The Corner

Michael Carvin Instructs the Court

A lot of people have lauded Paul Clement’s performance before the Court yesterday, and deservedly so. But it’s also worth noting that Michael Carvin did a fine job for the NFIB. Some of what I considered the highlights:

Carvin distinguishes Wickard v. Filburn. “Oh, but let’s be careful about what they were regulating in Wickard, Justice Ginsburg. What they were regulating was the supply of wheat. It didn’t in any way imply that they could require every American to go out and buy wheat.”

Carvin destroys the “necessary and proper” argument for the mandate. Justice Ginsburg suggests that Obamacare’s insurance regulation “can’t possibly work” without the mandate, and Carvin replies, “It depends what you mean by ‘work.’ It’ll work just fine in ensuring that no sick people are discriminated against.” The mandate isn’t necessary to enforce that regulation or to keep it from being circumvented. It’s necessary only to ameliorate a side-effect of the regulation. “We, Congress, have driven up the health insurance premiums, and since we’ve created that problem, this somehow gives us authority that we wouldn’t otherwise have. That can’t possibly be right.”

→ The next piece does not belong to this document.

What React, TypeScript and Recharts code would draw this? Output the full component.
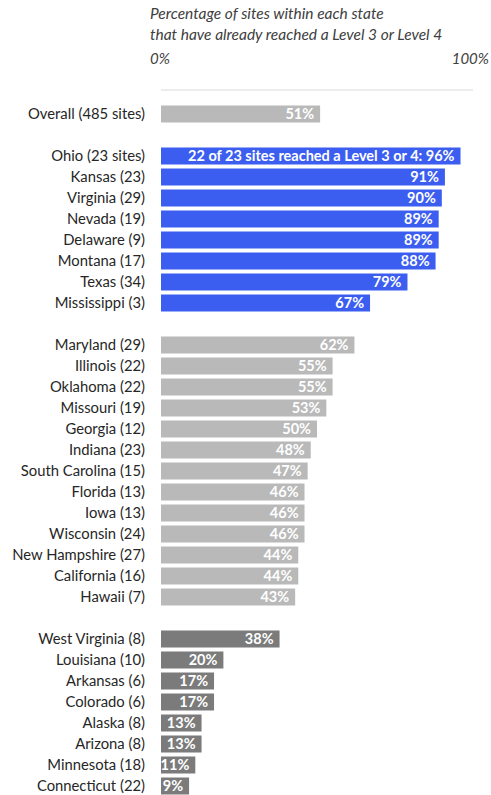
import { BarChart, Bar, XAxis, YAxis, Cell, LabelList } from "recharts";

const overallNames = ["Overall (485 sites)"];
const overallValues = [51];

const topNames = [
  "Ohio (23 sites)",
  "Kansas (23)",
  "Virginia (29)",
  "Nevada (19)",
  "Delaware (9)",
  "Montana (17)",
  "Texas (34)",
  "Mississippi (3)",
];
const topValues = [96, 91, 90, 89, 89, 88, 79, 67];
const ohioNote = "22 of 23 sites reached a Level 3 or 4: 96%";

const midNames = [
  "Maryland (29)",
  "Illinois (22)",
  "Oklahoma (22)",
  "Missouri (19)",
  "Georgia (12)",
  "Indiana (23)",
  "South Carolina (15)",
  "Florida (13)",
  "Iowa (13)",
  "Wisconsin (24)",
  "New Hampshire (27)",
  "California (16)",
  "Hawaii (7)",
];
const midValues = [62, 55, 55, 53, 50, 48, 47, 46, 46, 46, 44, 44, 43];

const lowNames = [
  "West Virginia (8)",
  "Louisiana (10)",
  "Arkansas (6)",
  "Colorado (6)",
  "Alaska (8)",
  "Arizona (8)",
  "Minnesota (18)",
  "Connecticut (22)",
];
const lowValues = [38, 20, 17, 17, 13, 13, 11, 9];

const axisTicks = [0, 100];

const BLUE = "#3b5ef1";
const LIGHT = "#b9b9b9";
const DARK = "#7b7b7b";

type Row = { name: string; value: number | null; label: string; color: string };

const makeRows = (names: string[], values: number[], color: string): Row[] =>
  names.map((n, i) => ({
    name: n,
    value: values[i],
    label: `${values[i]}%`,
    color,
  }));

const spacer = (key: string): Row => ({ name: key, value: null, label: "", color: "none" });

const topRows = makeRows(topNames, topValues, BLUE);
topRows[0].label = ohioNote;

const data: Row[] = [
  ...makeRows(overallNames, overallValues, LIGHT),
  spacer(" "),
  ...topRows,
  spacer("  "),
  ...makeRows(midNames, midValues, LIGHT),
  spacer("   "),
  ...makeRows(lowNames, lowValues, DARK),
];

const font = "Lato, 'Open Sans', sans-serif";

const PctTick = (props: any) => {
  const { x, y, payload } = props;
  const first = payload.value === 0;
  return (
    <text
      x={first ? x - 11 : x + 16}
      y={y - 24}
      textAnchor={first ? "start" : "end"}
      fontFamily={font}
      fontStyle="italic"
      fontSize={15}
      fill="#404040"
    >
      {payload.value}%
    </text>
  );
};

export default function App() {
  return (
    <div
      style={{
        position: "absolute",
        left: 0,
        top: 0,
        width: 491,
        height: 795,
        overflow: "hidden",
        background: "#fff",
      }}
    >
      <div
        style={{
          position: "absolute",
          left: 150,
          top: 3,
          fontFamily: font,
          fontStyle: "italic",
          fontSize: 15.5,
          lineHeight: "21px",
          color: "#404040",
          whiteSpace: "nowrap",
        }}
      >
        Percentage of sites within each state
        <br />
        that have already reached a Level 3 or Level 4
      </div>
      <BarChart
        width={491}
        height={800}
        data={data}
        layout="vertical"
        margin={{ top: 60, right: 18, left: 0, bottom: 3.5 }}
        barSize={17}
      >
        <XAxis
          type="number"
          orientation="top"
          domain={[0, 100]}
          ticks={axisTicks}
          height={30}
          tickLine={false}
          tickSize={0}
          axisLine={{ stroke: "#d9d9d9" }}
          tick={<PctTick />}
        />
        <YAxis
          type="category"
          dataKey="name"
          width={161}
          padding={{ top: 13.5, bottom: 0 }}
          axisLine={false}
          tickLine={false}
          tickSize={0}
          tickMargin={16}
          interval={0}
          tick={{ fontFamily: font, fontSize: 14.8, fill: "#262626" }}
        />
        <Bar dataKey="value" isAnimationActive={false}>
          {data.map((d, i) => (
            <Cell key={i} fill={d.color} />
          ))}
          <LabelList
            dataKey="label"
            position="insideRight"
            offset={6}
            fill="#ffffff"
            fontFamily={font}
            fontWeight="bold"
            fontSize={14.5}
          />
        </Bar>
      </BarChart>
    </div>
  );
}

Carvin explains the difference between the mandate and a tax credit. Here he’s responding to Justice Sotomayor: “The difference is that the taxpayer is not given a choice. It’s the difference between banning cigarettes and saying I’m going to enforce that legal ban through a $5 a pack penalty, and saying, look, if you want to sell cigarettes, fine; I’m going to charge you a tax of $5 a pack.” Justice Breyer then says he agrees with Carvin.

Carvin exposes the cost-shifting argument for the mandate. Much of the legal argument for the mandate turns on the ability of people with the freedom not to buy insurance to drive premiums up for everyone else by getting uncompensated care. Carvin points out to Justice Kennedy that the true rationale for Obamacare’s mandate is different. It’s not about keeping young, healthy people from shifting costs to others. In that case, you might require them to buy catastrophic coverage. It’s about shifting costs to those people. That’s why the mandate actually prohibits the purchase of catastrophic coverage.

Carvin flips the argument about the bad old days of the commerce clause. One common argument against a restrictive (or even a bounded) reading of the commerce clause is that it requires constitutional interpreters to devise artificial and unworkable distinctions between what can and can’t be regulated. Justice Alito Kagan refers to this history in a question: “Now, if you look over the history of the Commerce Clause, what you see is that there were sort of unhappy periods when the Court used tests like this, direct versus indirect, commerce versus manufacturing. I think most people would say that those things didn’t really work. And the question is, why should this test, inactive versus active, work any better?” Carvin’s response is masterful. It’s the administration’s case that requires unworkable line-drawing. It insists that the arguments it’s making for the mandate apply only to health markets. “The problem you identify is exactly the problem you would create if you bought the government’s bogus limiting principles. You’d have to draw a distinction between the insurance industry and the car industry and all of that, returning to the Commerce Clause jurisprudence that bedeviled the Court before the 1930s, where they were drawing all these kinds of distinctions among industries, whereas our test is really very simple. Are you buying the product or is Congress compelling you to buy the product? I can’t think of a brighter line.”

Correction: I meant Justice Kagan, not Justice Alito, in that last paragraph.